(Records from a collection)
[start]
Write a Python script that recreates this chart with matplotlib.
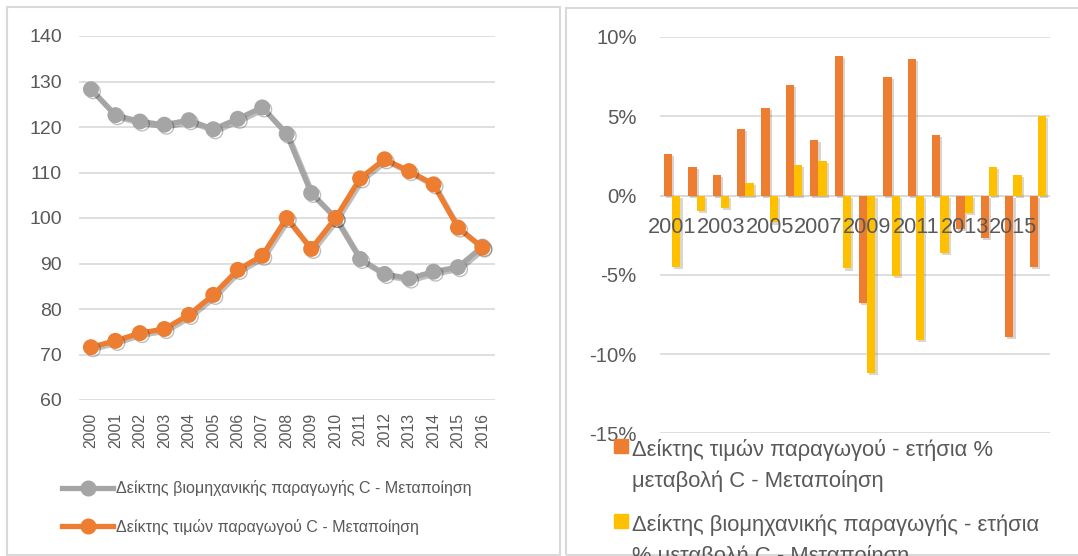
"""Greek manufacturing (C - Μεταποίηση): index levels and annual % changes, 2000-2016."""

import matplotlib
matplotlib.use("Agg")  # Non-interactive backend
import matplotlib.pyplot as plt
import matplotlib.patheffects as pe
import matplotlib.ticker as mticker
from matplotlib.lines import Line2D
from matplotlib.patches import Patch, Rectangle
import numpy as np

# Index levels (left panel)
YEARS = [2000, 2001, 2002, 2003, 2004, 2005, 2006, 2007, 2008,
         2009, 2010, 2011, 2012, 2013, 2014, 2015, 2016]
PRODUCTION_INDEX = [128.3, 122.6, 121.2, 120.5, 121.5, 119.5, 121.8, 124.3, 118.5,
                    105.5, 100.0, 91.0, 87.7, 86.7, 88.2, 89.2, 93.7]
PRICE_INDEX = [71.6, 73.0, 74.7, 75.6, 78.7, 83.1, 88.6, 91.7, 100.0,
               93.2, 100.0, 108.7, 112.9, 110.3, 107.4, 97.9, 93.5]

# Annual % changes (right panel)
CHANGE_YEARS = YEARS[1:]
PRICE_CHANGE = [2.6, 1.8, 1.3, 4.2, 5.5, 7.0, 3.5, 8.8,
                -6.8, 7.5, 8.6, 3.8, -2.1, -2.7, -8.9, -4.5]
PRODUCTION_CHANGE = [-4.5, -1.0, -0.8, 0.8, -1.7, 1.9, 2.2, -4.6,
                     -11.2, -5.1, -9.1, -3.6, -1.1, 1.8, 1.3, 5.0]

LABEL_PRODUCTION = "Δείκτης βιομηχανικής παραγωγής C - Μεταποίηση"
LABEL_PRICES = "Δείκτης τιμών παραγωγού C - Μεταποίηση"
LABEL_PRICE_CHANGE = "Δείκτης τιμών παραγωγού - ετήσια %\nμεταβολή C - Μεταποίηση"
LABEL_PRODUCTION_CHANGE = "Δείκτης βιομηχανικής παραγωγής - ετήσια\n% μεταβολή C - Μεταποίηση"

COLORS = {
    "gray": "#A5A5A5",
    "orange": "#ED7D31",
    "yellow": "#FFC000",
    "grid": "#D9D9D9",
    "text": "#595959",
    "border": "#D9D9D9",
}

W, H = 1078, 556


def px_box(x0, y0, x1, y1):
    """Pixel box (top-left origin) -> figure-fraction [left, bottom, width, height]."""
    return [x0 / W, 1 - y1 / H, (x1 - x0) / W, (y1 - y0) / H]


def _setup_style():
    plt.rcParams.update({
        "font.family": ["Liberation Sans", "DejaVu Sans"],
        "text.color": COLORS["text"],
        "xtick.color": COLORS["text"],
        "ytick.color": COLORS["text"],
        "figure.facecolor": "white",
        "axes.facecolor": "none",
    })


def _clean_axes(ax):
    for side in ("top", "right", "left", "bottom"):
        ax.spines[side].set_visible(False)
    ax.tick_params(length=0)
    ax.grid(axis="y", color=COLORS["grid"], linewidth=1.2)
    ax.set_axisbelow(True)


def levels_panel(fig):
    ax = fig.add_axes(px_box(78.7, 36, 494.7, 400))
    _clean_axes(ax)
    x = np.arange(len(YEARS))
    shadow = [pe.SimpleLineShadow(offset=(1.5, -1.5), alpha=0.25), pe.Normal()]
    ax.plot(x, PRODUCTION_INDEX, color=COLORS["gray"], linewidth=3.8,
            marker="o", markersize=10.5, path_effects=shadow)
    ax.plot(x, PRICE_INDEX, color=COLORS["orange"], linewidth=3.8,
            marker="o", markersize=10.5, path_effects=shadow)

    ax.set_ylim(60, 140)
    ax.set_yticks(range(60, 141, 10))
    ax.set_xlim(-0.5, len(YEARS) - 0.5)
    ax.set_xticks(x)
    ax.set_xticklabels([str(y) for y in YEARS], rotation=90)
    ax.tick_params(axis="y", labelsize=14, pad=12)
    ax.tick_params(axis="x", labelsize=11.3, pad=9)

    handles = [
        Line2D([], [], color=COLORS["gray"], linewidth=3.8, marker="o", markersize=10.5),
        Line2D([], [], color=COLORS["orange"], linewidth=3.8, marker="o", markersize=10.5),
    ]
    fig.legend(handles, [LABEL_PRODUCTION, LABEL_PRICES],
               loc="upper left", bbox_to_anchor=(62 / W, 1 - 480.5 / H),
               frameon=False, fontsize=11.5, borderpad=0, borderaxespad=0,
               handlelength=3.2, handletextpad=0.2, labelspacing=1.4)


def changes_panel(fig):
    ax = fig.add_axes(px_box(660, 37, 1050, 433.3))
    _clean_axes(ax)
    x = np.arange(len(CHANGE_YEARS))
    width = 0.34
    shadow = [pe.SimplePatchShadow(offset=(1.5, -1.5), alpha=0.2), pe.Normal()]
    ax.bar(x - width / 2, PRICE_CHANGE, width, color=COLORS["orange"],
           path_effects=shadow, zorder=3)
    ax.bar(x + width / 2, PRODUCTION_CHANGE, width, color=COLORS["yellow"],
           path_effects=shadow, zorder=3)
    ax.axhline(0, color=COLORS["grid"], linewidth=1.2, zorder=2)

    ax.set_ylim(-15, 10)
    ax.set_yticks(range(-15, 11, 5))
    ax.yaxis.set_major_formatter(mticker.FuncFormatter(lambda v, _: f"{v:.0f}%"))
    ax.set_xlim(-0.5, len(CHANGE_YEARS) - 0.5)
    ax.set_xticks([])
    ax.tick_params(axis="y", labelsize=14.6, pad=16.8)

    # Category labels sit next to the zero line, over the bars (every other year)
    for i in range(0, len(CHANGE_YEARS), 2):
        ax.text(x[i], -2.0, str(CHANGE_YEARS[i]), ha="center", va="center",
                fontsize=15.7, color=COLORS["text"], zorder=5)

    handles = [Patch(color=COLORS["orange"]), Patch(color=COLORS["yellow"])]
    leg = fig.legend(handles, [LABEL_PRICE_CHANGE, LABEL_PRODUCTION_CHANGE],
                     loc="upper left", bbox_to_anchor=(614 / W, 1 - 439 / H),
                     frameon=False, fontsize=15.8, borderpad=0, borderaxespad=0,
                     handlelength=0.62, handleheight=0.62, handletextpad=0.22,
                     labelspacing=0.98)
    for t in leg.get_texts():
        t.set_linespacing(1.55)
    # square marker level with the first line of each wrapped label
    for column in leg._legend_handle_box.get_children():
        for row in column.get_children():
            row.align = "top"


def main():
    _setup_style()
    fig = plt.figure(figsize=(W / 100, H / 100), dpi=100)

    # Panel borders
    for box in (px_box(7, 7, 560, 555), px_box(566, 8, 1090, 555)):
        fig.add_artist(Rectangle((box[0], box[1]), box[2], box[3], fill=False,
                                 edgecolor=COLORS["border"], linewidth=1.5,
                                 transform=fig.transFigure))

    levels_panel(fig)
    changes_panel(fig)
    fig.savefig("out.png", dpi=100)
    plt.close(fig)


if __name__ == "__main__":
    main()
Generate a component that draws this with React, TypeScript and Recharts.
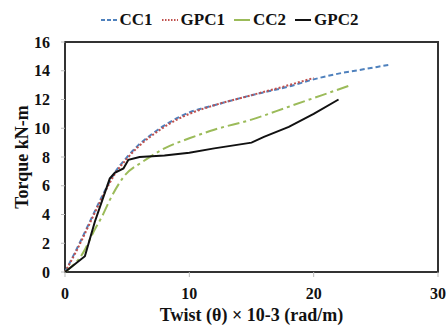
[end]
Give back exactly the lines from the top of the records to the line containing "παραγωγής - ετήσια\n%", both included, and no pictures.

OUTPUT BELOW:
Write a Python script that recreates this chart with matplotlib.
"""Greek manufacturing (C - Μεταποίηση): index levels and annual % changes, 2000-2016."""

import matplotlib
matplotlib.use("Agg")  # Non-interactive backend
import matplotlib.pyplot as plt
import matplotlib.patheffects as pe
import matplotlib.ticker as mticker
from matplotlib.lines import Line2D
from matplotlib.patches import Patch, Rectangle
import numpy as np

# Index levels (left panel)
YEARS = [2000, 2001, 2002, 2003, 2004, 2005, 2006, 2007, 2008,
         2009, 2010, 2011, 2012, 2013, 2014, 2015, 2016]
PRODUCTION_INDEX = [128.3, 122.6, 121.2, 120.5, 121.5, 119.5, 121.8, 124.3, 118.5,
                    105.5, 100.0, 91.0, 87.7, 86.7, 88.2, 89.2, 93.7]
PRICE_INDEX = [71.6, 73.0, 74.7, 75.6, 78.7, 83.1, 88.6, 91.7, 100.0,
               93.2, 100.0, 108.7, 112.9, 110.3, 107.4, 97.9, 93.5]

# Annual % changes (right panel)
CHANGE_YEARS = YEARS[1:]
PRICE_CHANGE = [2.6, 1.8, 1.3, 4.2, 5.5, 7.0, 3.5, 8.8,
                -6.8, 7.5, 8.6, 3.8, -2.1, -2.7, -8.9, -4.5]
PRODUCTION_CHANGE = [-4.5, -1.0, -0.8, 0.8, -1.7, 1.9, 2.2, -4.6,
                     -11.2, -5.1, -9.1, -3.6, -1.1, 1.8, 1.3, 5.0]

LABEL_PRODUCTION = "Δείκτης βιομηχανικής παραγωγής C - Μεταποίηση"
LABEL_PRICES = "Δείκτης τιμών παραγωγού C - Μεταποίηση"
LABEL_PRICE_CHANGE = "Δείκτης τιμών παραγωγού - ετήσια %\nμεταβολή C - Μεταποίηση"
LABEL_PRODUCTION_CHANGE = "Δείκτης βιομηχανικής παραγωγής - ετήσια\n% μεταβολή C - Μεταποίηση"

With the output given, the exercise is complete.